▶ [Work required]:
Beginning at the first line of the data, print each line exactly, stopping after the line that contains "(656,12) -- (656,285.5);".

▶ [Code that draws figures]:
============

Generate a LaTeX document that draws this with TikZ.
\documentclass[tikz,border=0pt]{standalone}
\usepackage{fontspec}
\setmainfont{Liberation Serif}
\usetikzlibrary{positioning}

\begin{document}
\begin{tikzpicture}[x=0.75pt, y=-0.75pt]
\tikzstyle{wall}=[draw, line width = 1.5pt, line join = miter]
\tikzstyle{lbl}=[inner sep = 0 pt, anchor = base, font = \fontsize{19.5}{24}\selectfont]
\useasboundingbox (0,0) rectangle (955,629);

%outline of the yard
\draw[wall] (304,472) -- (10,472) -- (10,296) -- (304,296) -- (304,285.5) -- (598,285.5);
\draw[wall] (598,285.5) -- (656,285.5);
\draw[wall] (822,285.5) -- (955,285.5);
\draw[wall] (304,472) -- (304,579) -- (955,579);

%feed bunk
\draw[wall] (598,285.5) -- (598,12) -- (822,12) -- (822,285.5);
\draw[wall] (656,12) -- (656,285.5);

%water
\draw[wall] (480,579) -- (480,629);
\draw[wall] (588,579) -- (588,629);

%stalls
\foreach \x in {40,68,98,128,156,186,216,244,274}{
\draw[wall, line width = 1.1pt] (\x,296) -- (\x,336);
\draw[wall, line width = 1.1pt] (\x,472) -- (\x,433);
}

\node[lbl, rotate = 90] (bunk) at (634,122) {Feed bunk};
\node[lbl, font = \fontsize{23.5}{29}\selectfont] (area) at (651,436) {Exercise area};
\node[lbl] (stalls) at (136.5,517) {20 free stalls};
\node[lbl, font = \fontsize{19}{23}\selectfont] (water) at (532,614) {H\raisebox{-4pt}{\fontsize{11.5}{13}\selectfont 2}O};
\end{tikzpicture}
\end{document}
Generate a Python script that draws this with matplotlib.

============

▶ [Result]:
Generate a LaTeX document that draws this with TikZ.
\documentclass[tikz,border=0pt]{standalone}
\usepackage{fontspec}
\setmainfont{Liberation Serif}
\usetikzlibrary{positioning}

\begin{document}
\begin{tikzpicture}[x=0.75pt, y=-0.75pt]
\tikzstyle{wall}=[draw, line width = 1.5pt, line join = miter]
\tikzstyle{lbl}=[inner sep = 0 pt, anchor = base, font = \fontsize{19.5}{24}\selectfont]
\useasboundingbox (0,0) rectangle (955,629);

%outline of the yard
\draw[wall] (304,472) -- (10,472) -- (10,296) -- (304,296) -- (304,285.5) -- (598,285.5);
\draw[wall] (598,285.5) -- (656,285.5);
\draw[wall] (822,285.5) -- (955,285.5);
\draw[wall] (304,472) -- (304,579) -- (955,579);

%feed bunk
\draw[wall] (598,285.5) -- (598,12) -- (822,12) -- (822,285.5);
\draw[wall] (656,12) -- (656,285.5);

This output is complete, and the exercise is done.